Title: No Data Left Behind – Exploiting Unstructured Data Using Database SystemsWolfgang Lehner
Institute of System Architecture
Technische Universität Dresden (TU Dresden)
In our data-driven culture, more and more data sources of semi-structured or unstructured nature are getting incorporated into decision workflows. However, relational database systems are still the “lingua franca” for data storage, query processing, and large-scale analytics in almost every organization and they will probably remain for the next decades. Tapping into the value of unstructured data in the realm of databases systems remains a challenging task. In this talk, I will present our journey of building database-centric systems that are able to exploit external knowledge during query processing with an emphasis on Web tables and spreadsheets as well as textual documents. I will introduce the problem of table extraction and layout identification, giving an idea on how to solve it and present our initiative on building a corpus consisting of more than 125M Web tables. The extracted tables can be leveraged using relational augmentation techniques integrated into a database system by introducing a novel database engine operator dealing with top-k results. For textual data, I will report on recent developments in the field of language models such as word embeddings and outline how this can be utilized to enrich database query capabilities and enabling inductive reasoning on text values stored in database tables.

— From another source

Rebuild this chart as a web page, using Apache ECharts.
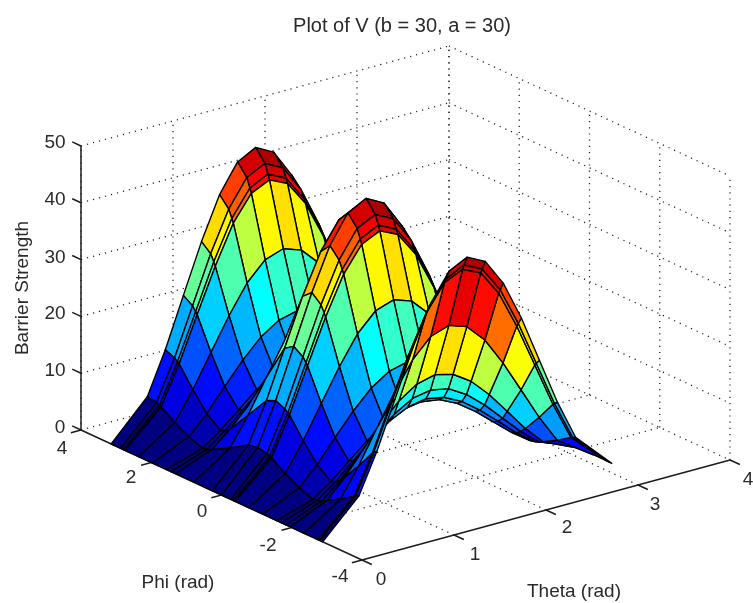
<!DOCTYPE html>
<html>
<head>
<meta charset="utf-8">
<style>html,body{margin:0;padding:0;background:#fff}#c{width:753px;height:603px}</style>
<script src="https://cdn.jsdelivr.net/npm/echarts@6/dist/echarts.min.js"></script>
</head>
<body>
<div id="c"></div>
<script>
// ---- data ----
const thetaNodes = [0,0.393,0.589,0.785,0.982,1.178,1.374,1.571,1.767,1.963,2.160,2.356,2.553,2.749,3.142];
const phiDegrees = [-165,-160,-157.5,-135,-112.5,-105,-97.5,-90,-67.5,-45,-22.5,-20,-15,0,15,45,75,82.5,90,112.5,135,157.5,160,165,180];
const z00 = [0,0,0,0,0,0,0,0,0,0,0,0,0,0,0,0,0,0,0,0,0,0,0,0,0];
const z02 = [6.3,6.1,5.9,4.3,2.9,2.5,2.2,2.0,2.9,4.3,5.9,6.1,6.3,6.6,6.3,4.3,2.5,2.2,2.0,2.9,4.3,5.9,6.1,6.3,6.6];
const z03 = [13.3,12.9,12.6,9.2,6.1,5.2,4.6,4.3,6.1,9.2,12.6,12.9,13.3,14.0,13.3,9.2,5.2,4.6,4.3,6.1,9.2,12.6,12.9,13.3,14.0];
const z04 = [21.6,20.8,20.4,14.9,10.0,8.4,7.5,7.0,10.0,14.9,20.4,20.8,21.6,22.7,21.6,14.9,8.4,7.5,7.0,10.0,14.9,20.4,20.8,21.6,22.7];
const z05 = [29.9,28.7,28.1,20.5,13.8,11.6,10.3,9.7,13.8,20.5,28.1,28.7,29.9,31.3,29.9,20.5,11.6,10.3,9.7,13.8,20.5,28.1,28.7,29.9,31.3];
const z06 = [36.9,35.5,34.8,25.4,17.0,14.3,12.7,12.0,17.0,25.4,34.8,35.5,36.9,38.7,36.9,25.4,14.3,12.7,12.0,17.0,25.4,34.8,35.5,36.9,38.7];
const z07 = [41.6,40.0,39.2,28.6,19.1,16.2,14.3,13.5,19.1,28.6,39.2,40.0,41.6,43.6,41.6,28.6,16.2,14.3,13.5,19.1,28.6,39.2,40.0,41.6,43.6];
const z08 = [43.2,41.6,40.7,29.7,19.9,16.8,14.9,14.0,19.9,29.7,40.7,41.6,43.2,45.3,43.2,29.7,16.8,14.9,14.0,19.9,29.7,40.7,41.6,43.2,45.3];
const z09 = [41.6,40.0,39.2,28.6,19.1,16.2,14.3,13.5,19.1,28.6,39.2,40.0,41.6,43.6,41.6,28.6,16.2,14.3,13.5,19.1,28.6,39.2,40.0,41.6,43.6];
const z10 = [36.9,35.5,34.8,25.4,17.0,14.3,12.7,12.0,17.0,25.4,34.8,35.5,36.9,38.7,36.9,25.4,14.3,12.7,12.0,17.0,25.4,34.8,35.5,36.9,38.7];
const z11 = [29.9,28.7,28.1,20.5,13.8,11.6,10.3,9.7,13.8,20.5,28.1,28.7,29.9,31.3,29.9,20.5,11.6,10.3,9.7,13.8,20.5,28.1,28.7,29.9,31.3];
const z12 = [21.6,20.8,20.4,14.9,10.0,8.4,7.5,7.0,10.0,14.9,20.4,20.8,21.6,22.7,21.6,14.9,8.4,7.5,7.0,10.0,14.9,20.4,20.8,21.6,22.7];
const z13 = [13.3,12.9,12.6,9.2,6.1,5.2,4.6,4.3,6.1,9.2,12.6,12.9,13.3,14.0,13.3,9.2,5.2,4.6,4.3,6.1,9.2,12.6,12.9,13.3,14.0];
const z14 = [6.3,6.1,5.9,4.3,2.9,2.5,2.2,2.0,2.9,4.3,5.9,6.1,6.3,6.6,6.3,4.3,2.5,2.2,2.0,2.9,4.3,5.9,6.1,6.3,6.6];
const z16 = [0,0,0,0,0,0,0,0,0,0,0,0,0,0,0,0,0,0,0,0,0,0,0,0,0];
const zRows = [z00,z02,z03,z04,z05,z06,z07,z08,z09,z10,z11,z12,z13,z14,z16];
const thetaTicks = [0,1,2,3,4];
const phiTicks = [-4,-2,0,2,4];
const zTicks = [0,10,20,30,40,50];
const titleText = 'Plot of V (b = 30, a = 30)';
const thetaName = 'Theta (rad)';
const phiName = 'Phi (rad)';
const zName = 'Barrier Strength';
const jetStops = ['#000080','#0000ff','#0080ff','#00ffff','#80ff80','#ffff00','#ff8000','#ff0000','#800000'];
const colorMax = 45.3;

// ---- orthographic view of the 3-D box onto the hidden 2-D view axes ----
function project(theta, phi, z) {
  return [81 + (4 - phi) * 35.125 + theta * 92,
          430 + (4 - phi) * 16.25 - theta * 25 - z * 5.68];
}
const phiNodes = phiDegrees.map(d => d * Math.PI / 180);

// facets ordered far to near
const faces = [];
for (let i = thetaNodes.length - 2; i >= 0; i--) {
  for (let j = phiNodes.length - 2; j >= 0; j--) {
    const p = project(thetaNodes[i], phiNodes[j], zRows[i][j]);
    faces.push([p[0], p[1], zRows[i][j], i, j]);
  }
}

// segments: [theta1,phi1,z1,theta2,phi2,z2]
const gridSegs = [];
const axisSegs = [];
zTicks.forEach(z => {
  gridSegs.push([0,4,z,4,4,z]);
  gridSegs.push([4,4,z,4,-4,z]);
  axisSegs.push([0,4,z,0,4.25,z]);
});
thetaTicks.forEach(t => {
  gridSegs.push([t,4,0,t,4,50]);
  if (t > 0 && t < 4) gridSegs.push([t,-4,0,t,4,0]);
  axisSegs.push([t,-4,0,t,-4.28,0]);
});
phiTicks.forEach(p => {
  gridSegs.push([4,p,0,4,p,50]);
  if (p > -4 && p < 4) gridSegs.push([0,p,0,4,p,0]);
  axisSegs.push([0,p,0,-0.11,p,0]);
});
axisSegs.push([0,4,0,0,4,50]);
axisSegs.push([0,4,0,0,-4,0]);
axisSegs.push([0,-4,0,4,-4,0]);

function segRenderer(style) {
  return function (params, api) {
    const a = project(api.value(0), api.value(1), api.value(2));
    const b = project(api.value(3), api.value(4), api.value(5));
    return {type: 'line',
      shape: {x1: api.coord(a)[0], y1: api.coord(a)[1], x2: api.coord(b)[0], y2: api.coord(b)[1]},
      style: style};
  };
}
const fontFamily = '"Liberation Sans", Arial, sans-serif';
const textColor = '#2a2a2a';
function labelSeries(rows) {
  return {
    type: 'custom', coordinateSystem: 'cartesian2d', silent: true, animation: false, z: 5,
    clip: false,
    data: rows,
    encode: {x: 0, y: 1},
    renderItem: function (params, api) {
      const row = rows[params.dataIndex];
      const c = api.coord([row[0], row[1]]);
      return {type: 'text', x: c[0], y: c[1], rotation: row[3] || 0,
        style: {text: row[2], font: '19px ' + fontFamily, fill: textColor,
                align: 'center', verticalAlign: 'middle'}};
    }
  };
}
const tickLabelPos = {
  z: [[55,428],[55,371],[55,314],[55,258],[55,200],[55,143]],
  phi: [[340,577],[268,546],[202,512],[131,478],[62,449]],
  theta: [[381,580],[475,555],[567,528],[655,505],[748,480]]
};
const labelRows = [];
zTicks.forEach((v,i) => labelRows.push([tickLabelPos.z[i][0] + (v === 0 ? 5 : 0), tickLabelPos.z[i][1], String(v)]));
phiTicks.forEach((v,i) => labelRows.push([tickLabelPos.phi[i][0], tickLabelPos.phi[i][1], String(v)]));
thetaTicks.forEach((v,i) => labelRows.push([tickLabelPos.theta[i][0], tickLabelPos.theta[i][1], String(v)]));
labelRows.push([178,583,phiName]);
labelRows.push([574,592,thetaName]);
labelRows.push([23,288,zName,Math.PI/2]);

const chart = echarts.init(document.getElementById('c'), null, {renderer: 'canvas', width: 753, height: 603});
chart.setOption({
  animation: false,
  backgroundColor: '#ffffff',
  title: {text: titleText, left: 397, top: 11, textAlign: 'center',
          textStyle: {fontFamily: fontFamily, fontSize: 20, fontWeight: 'normal', color: textColor}},
  grid: {left: 0, top: 0, width: 753, height: 603, show: false},
  xAxis: {type: 'value', min: 0, max: 753, show: false},
  yAxis: {type: 'value', min: 0, max: 603, inverse: true, show: false},
  visualMap: {show: false, type: 'continuous', seriesIndex: 2, dimension: 2, min: 0, max: colorMax,
              inRange: {color: jetStops}},
  series: [
    {type: 'custom', coordinateSystem: 'cartesian2d', silent: true, z: 1, clip: false,
     data: gridSegs, encode: {x: 0, y: 1},
     renderItem: segRenderer({stroke: '#222222', lineWidth: 1.25, lineDash: [1.2, 5]})},
    {type: 'custom', coordinateSystem: 'cartesian2d', silent: true, z: 2, clip: false,
     data: axisSegs, encode: {x: 0, y: 1},
     renderItem: segRenderer({stroke: '#1c1c1c', lineWidth: 1.5})},
    {type: 'custom', coordinateSystem: 'cartesian2d', silent: true, z: 3, clip: false, progressive: 0,
     data: faces, encode: {x: 0, y: 1},
     renderItem: function (params, api) {
       const i = api.value(3), j = api.value(4);
       const pts = [[i,j],[i+1,j],[i+1,j+1],[i,j+1]].map(q =>
         api.coord(project(thetaNodes[q[0]], phiNodes[q[1]], zRows[q[0]][q[1]])));
       return {type: 'polygon', shape: {points: pts},
         style: {fill: api.visual('color'), stroke: '#000000', lineWidth: 1.4, lineJoin: 'round'}};
     }},
    labelSeries(labelRows)
  ]
});
</script>
</body>
</html>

Wolfgang Lehner is full professor and head of the Database Technology Group as well as director of the Institute of System Architecture at TU Dresden, Germany. His research focuses on database system architectures specifically looking at crosscutting aspects from data engineering algorithms and data structures down to hardware-related aspects mostly in main-memory centric settings. He is heading a Research Training Group on large-scale adaptive system software design and acts as a principal investigator in Germany’s national “Competence Center for Scalable Data Services and Solutions” (ScaDS). Wolfgang also maintains a close research relationship with the international SAP HANA development team. He serves the community in many PCs, is the Managing Editor of “Proceedings of the VLDB Endowment” (PVLDB), and serves on the grants committee of collaborative research centers within the German Research Foundation (DFG). He is an appointed member of the Academy of Europe.